One such survivor is Justo Ortiz, 82, who said on Saturday that he believed that an important lesson from the war had not been absorbed because violence, injustice and poverty still prevailed worldwide.
He described the battle for Manila as “one of the devastating events of World War II” and “a horrendous human experience in our recorded history.”
Ortiz, who led the invocation in Saturday’s rites, said that when he was 15 years old, a garden fountain in Intramuros shielded and saved his family from the artillery bombardment of the walled city.
Seeking shelter
“In October 1944, Japanese soldiers took our house in Intramuros. We moved to Ermita. There is a street there called Gonzales, on which was the only house we could find. The next year in February, we moved to the Swiss house along General Luna Street in Ermita because bridges were being blown up (by the Japanese army) and our house was burned down,” he told the Inquirer.
His parents decided to again seek another shelter, to a garden fountain. The decision proved to be well-timed because none of the occupants of the Swiss house survived the battle.
“We had thought that the house would never be attacked because the Swiss were neutral in the war. But it was not spared. Had we stayed in that house, I would not be here. Not a single man was left alive.”
The Ortiz family, along with the Ruiz-Jimenez family, took refuge at the fountain from Feb. 4 to 13, 1945. He said that they piled up whatever mattresses, grills and other building materials they could scrounge from the ruins of Intramuros on top of the fountain to build a makeshift bomb shelter.
At the time, the walled city suffered a barrage of aerial bombardments and artillery fire as the liberation and Japanese forces clashed, reducing buildings to rubble.
He said that amid the bombs and gunfire, he and his family continuously prayed a novena to the Virgin of Peñafrancia. “I read up to ten novenas and the Americans came,” he said.
The five members of the Ortiz family were saved on Feb. 13 and escorted across Nagtahan Bridge to safety by American soldiers.
The battle for the liberation of Manila continued until March 3, 1945, killing 100,000 noncombatants, most of them victims of atrocities committed by angry and frustrated soldiers of the Japanese Imperial Army. The month-long struggle ended almost three years of Japanese military occupation in the country.
A monument, the “Memorare-Manila 1945,” has stood since 1995 at the center of Intramuros at Plazuela de Sta. Isabel at the corner of General Luna and Anda Streets as a testament to the martyrdom of the residents of the country’s capital.

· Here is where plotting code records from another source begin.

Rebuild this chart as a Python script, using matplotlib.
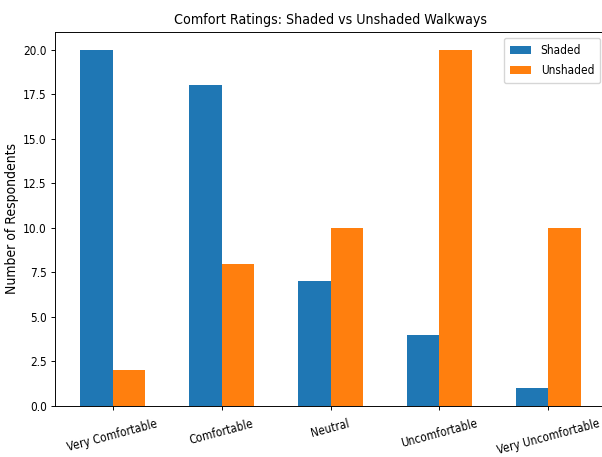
import numpy as np
import matplotlib.pyplot as plt

categories = ["Very Comfortable", "Comfortable", "Neutral", "Uncomfortable", "Very Uncomfortable"]
shaded = [20, 18, 7, 4, 1]
unshaded = [2, 8, 10, 20, 10]

# reference looks squeezed sideways, so use a condensed face and scale sizes down
s = 0.85
plt.rcParams['font.family'] = ['DejaVu Sans']
plt.rcParams['font.stretch'] = 'condensed'
plt.rcParams['font.size'] = 10 * s
plt.rcParams['axes.titlesize'] = 12 * s
plt.rcParams['axes.titlepad'] = 6 * s
plt.rcParams['axes.linewidth'] = 0.8 * s
for a in ['xtick', 'ytick']:
    plt.rcParams[a + '.major.size'] = 3.5 * s
    plt.rcParams[a + '.major.pad'] = 3.5 * s
    plt.rcParams[a + '.major.width'] = 0.8 * s

fig = plt.figure(figsize=(6.02, 4.57), dpi=100)
ax = fig.add_axes([55 / 602, 1 - 406 / 457, 551 / 602, 374 / 457])

x = np.arange(len(categories))
w = 0.3
ax.bar(x - w / 2, shaded, w, label="Shaded", color="#1f77b4")
ax.bar(x + w / 2, unshaded, w, label="Unshaded", color="#ff7f0e")

ax.set_xticks(x)
ax.set_xticklabels(categories, rotation=15)
ax.tick_params(axis='x', pad=5)
ax.set_ylabel("Number of Respondents", fontsize=10, labelpad=3)
ax.set_title("Comfort Ratings: Shaded vs Unshaded Walkways", pad=6)
ax.legend(loc="upper right", labelspacing=0.65, borderpad=0.5, handlelength=1.8)

fig.savefig("out.png", dpi=100)
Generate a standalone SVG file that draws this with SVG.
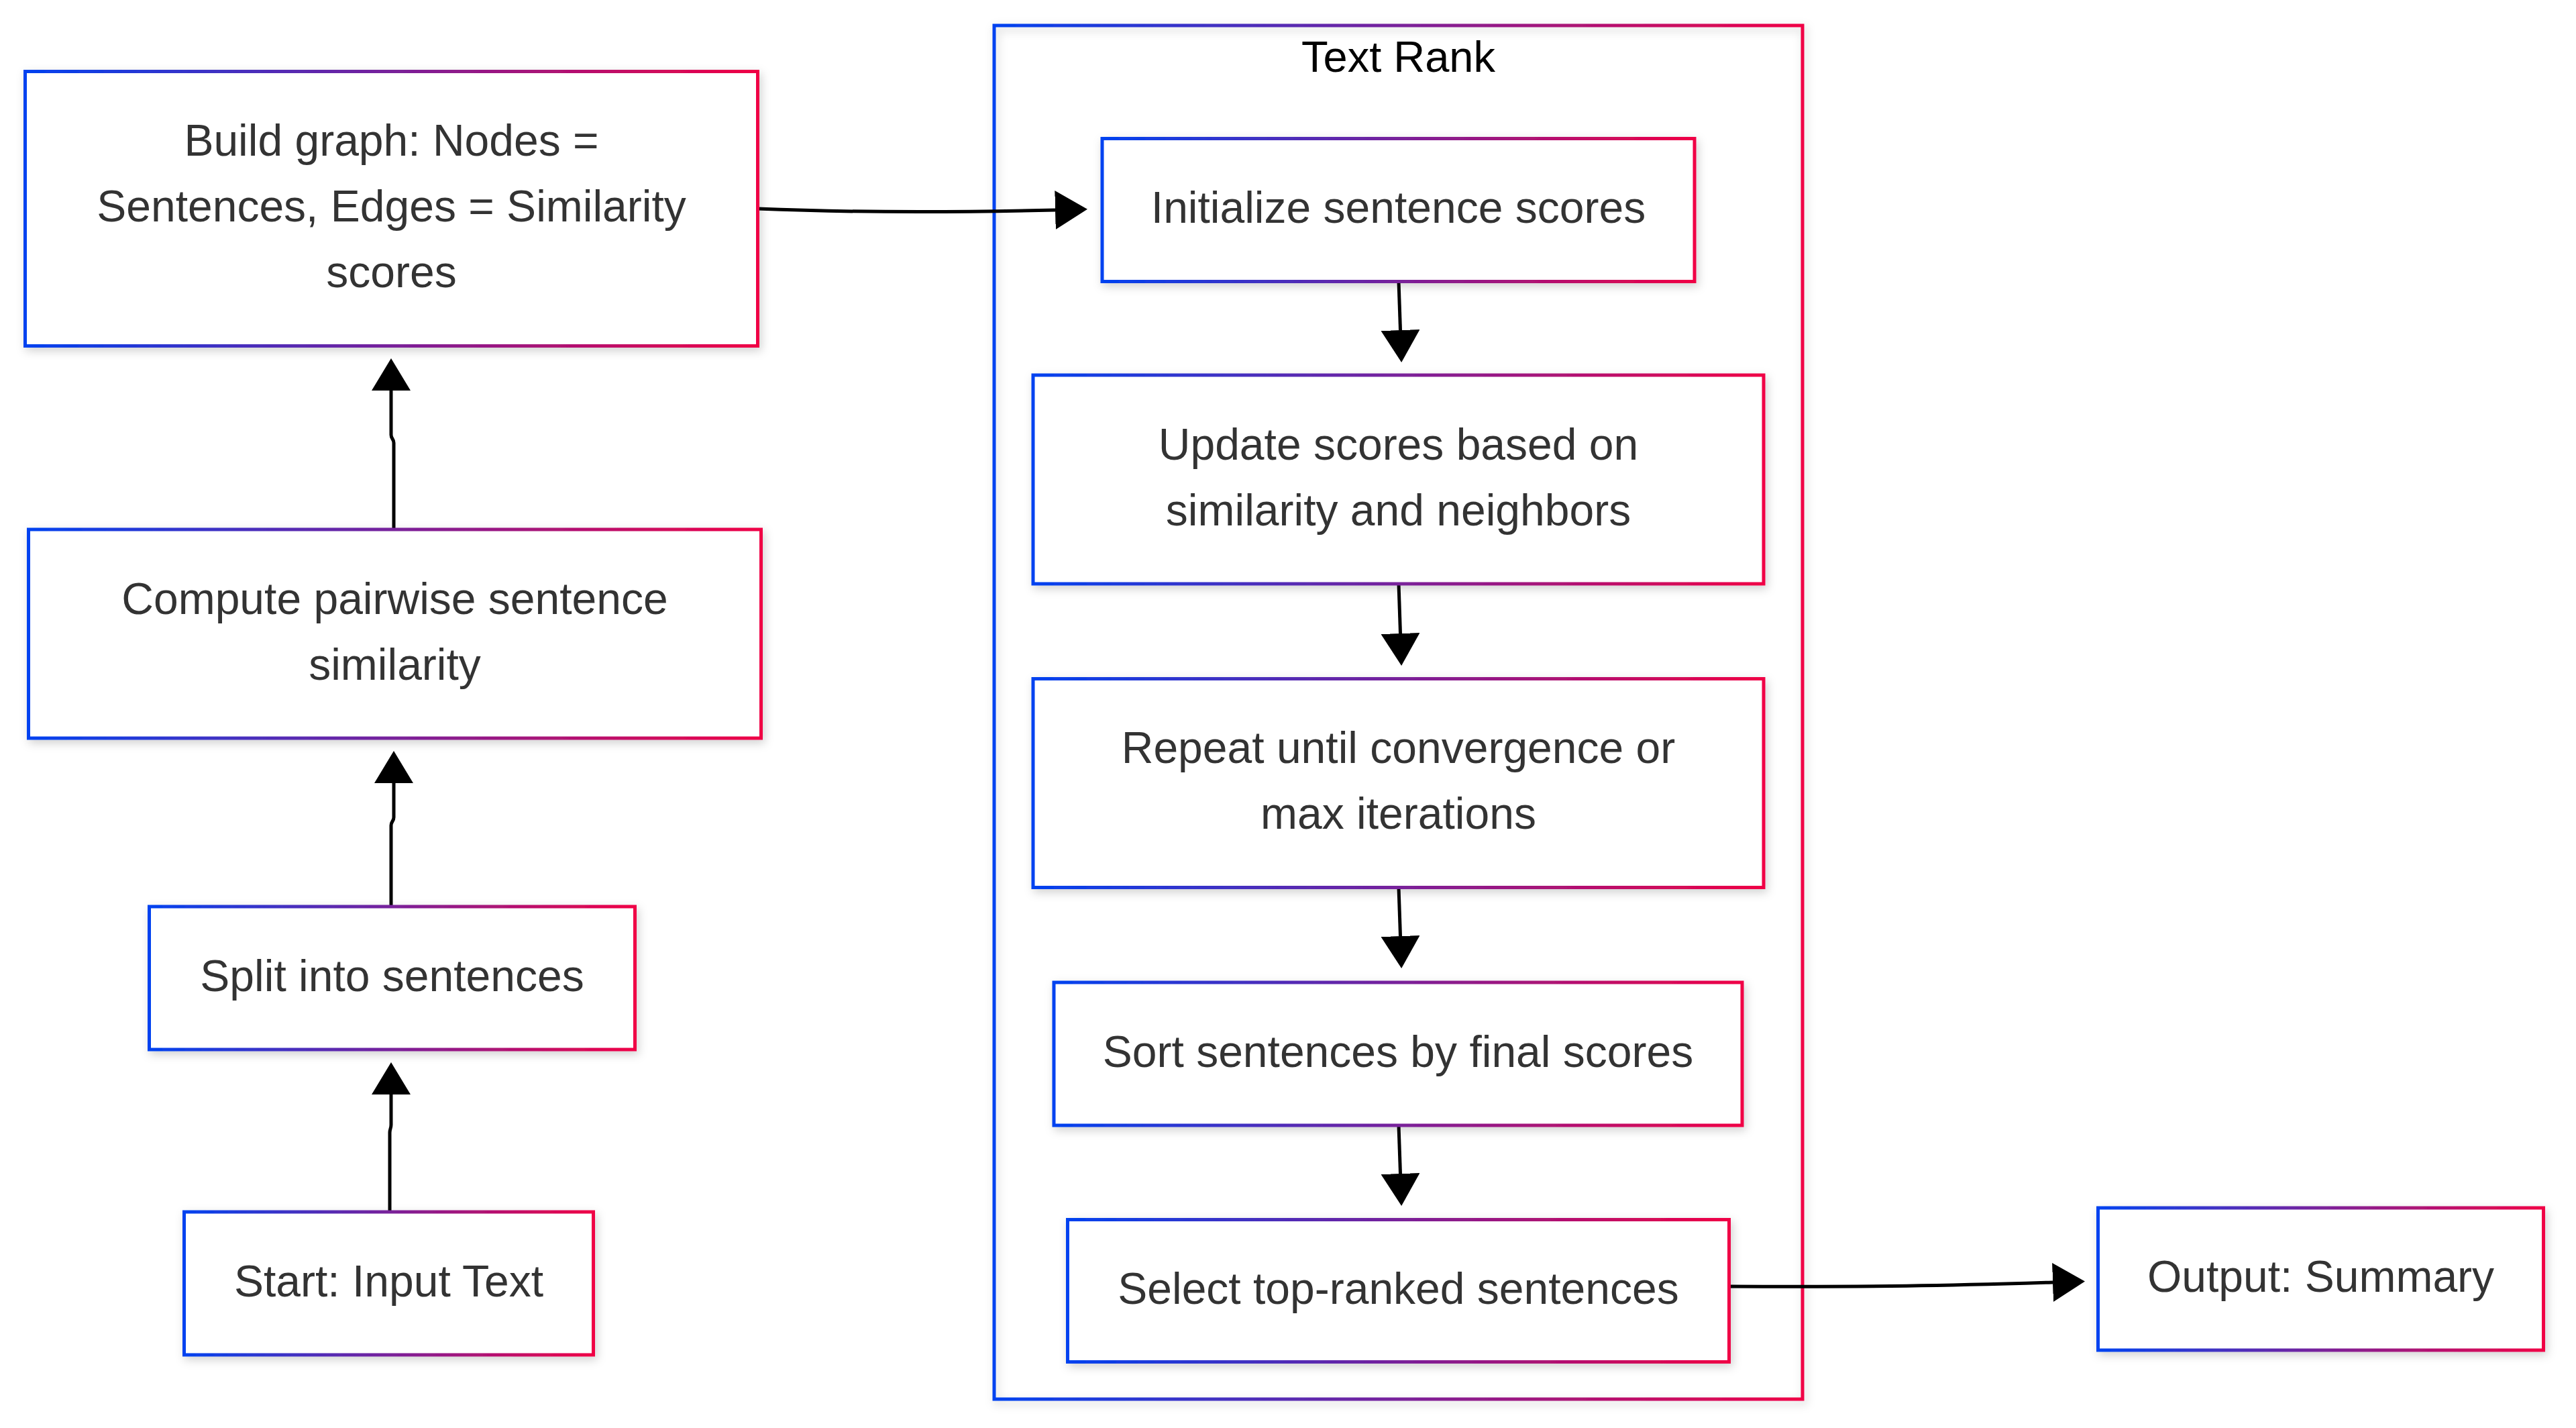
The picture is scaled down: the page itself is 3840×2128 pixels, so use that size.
<svg xmlns="http://www.w3.org/2000/svg" width="3840" height="2128" viewBox="0 0 3840 2128">
<style>
.node rect{fill:#fff;stroke:url(#grad);stroke-width:5;filter:url(#shadow)}
.cluster rect{fill:none;stroke:url(#grad);stroke-width:5;filter:url(#shadow)}
text{font-family:"Liberation Sans",Arial,Helvetica,sans-serif;font-size:66px;text-anchor:middle;fill:#333}
.title{fill:#000;font-size:65px}
.edge{fill:none;stroke:#000;stroke-width:5;marker-end:url(#arrow)}
</style>
<defs>
<linearGradient id="grad" x1="0" y1="0" x2="1" y2="0">
<stop offset="0" stop-color="#0042f0"/>
<stop offset="1" stop-color="#f00045"/>
</linearGradient>
<filter id="shadow" x="-10%" y="-10%" width="120%" height="130%">
<feDropShadow dx="3" dy="5" stdDeviation="7" flood-color="#000" flood-opacity="0.18"/>
</filter>
<marker id="arrow" markerUnits="userSpaceOnUse" markerWidth="48" markerHeight="58" viewBox="0 0 48 58" refX="0" refY="29" orient="auto">
<path d="M0,0 L48,29 L0,58 z" fill="#000"/>
</marker>
</defs>
<rect width="3840" height="2128" fill="#fff"/>
<g id="cluster-textrank" class="cluster">
<rect x="1482" y="38" width="1205" height="2047"/>
<text class="title" x="2084.5" y="107">Text Rank</text>
</g>
<g id="connectors">
<path class="edge" d="M581,1806 L581,1688 C581,1682 583,1682 583,1676 L583,1631"/>
<path class="edge" d="M583,1351 L583,1230 C583,1224 587,1224 587,1218 L587,1167"/>
<path class="edge" d="M587,789 L587,660 C587,654 583,654 583,648 L583,582"/>
<path class="edge" d="M1129.5,311 C1300,318 1450,316 1573,313"/>
<path class="edge" d="M2085,419.5 L2087.5,492"/>
<path class="edge" d="M2085,870 L2087.5,944"/>
<path class="edge" d="M2085,1322.5 L2087.5,1395"/>
<path class="edge" d="M2085,1677 L2087.5,1749"/>
<path class="edge" d="M2577.5,1917 C2800,1918 2900,1916 3060,1911"/>
</g>
<g id="node-start" class="node">
<rect x="274.5" y="1806" width="610" height="213"/>
<text x="579.5" y="1931.5">Start: Input Text</text>
</g>
<g id="node-split" class="node">
<rect x="222.5" y="1351" width="724" height="213"/>
<text x="584.5" y="1476.5">Split into sentences</text>
</g>
<g id="node-compute" class="node">
<rect x="42.5" y="789" width="1092" height="311"/>
<text x="588.5" y="914.5">Compute pairwise sentence</text>
<text x="588.5" y="1012.5">similarity</text>
</g>
<g id="node-build" class="node">
<rect x="37.5" y="106.5" width="1092" height="409"/>
<text x="583.5" y="232">Build graph: Nodes =</text>
<text x="583.5" y="330">Sentences, Edges = Similarity</text>
<text x="583.5" y="428">scores</text>
</g>
<g id="node-init" class="node">
<rect x="1643" y="206.5" width="883" height="213"/>
<text x="2084.5" y="332">Initialize sentence scores</text>
</g>
<g id="node-update" class="node">
<rect x="1540" y="559" width="1089" height="311"/>
<text x="2084.5" y="684.5">Update scores based on</text>
<text x="2084.5" y="782.5">similarity and neighbors</text>
</g>
<g id="node-repeat" class="node">
<rect x="1540" y="1011.5" width="1089" height="311"/>
<text x="2084.5" y="1137">Repeat until convergence or</text>
<text x="2084.5" y="1235">max iterations</text>
</g>
<g id="node-sort" class="node">
<rect x="1571" y="1464" width="1026" height="213"/>
<text x="2084" y="1589.5">Sort sentences by final scores</text>
</g>
<g id="node-select" class="node">
<rect x="1591.5" y="1817.5" width="986" height="212"/>
<text x="2084.5" y="1942.5">Select top-ranked sentences</text>
</g>
<g id="node-output" class="node">
<rect x="3127.5" y="1800" width="664" height="212"/>
<text x="3459.5" y="1925">Output: Summary</text>
</g>
</svg>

At the center of the monument, rendered by sculptor Peter Guzman, is a hooded woman crying for a dead child she cradles in her arms. Six other anguished and tormented figures, innocent casualties of war, are immortalized on the monument.
The inscription penned by National Artist Nick Joaquin goes: “This memorial is dedicated to all those innocent victims of war, many of whom went nameless and unknown to a common grave, or never even knew a grave at all, their bodies having been consumed by fire or crushed to dust beneath the rubble of ruins.
“Let this monument be a gravestone for each and every one of the over 100,000 men, women, children and infants killed in Manila during its battle of liberation, Feb. 3 to March 3, 1945. We have never forgotten them. Nor shall we ever forget. May they rest in peace as part now of the sacred ground of this city: The Manila of our affection. February 18, 1995.”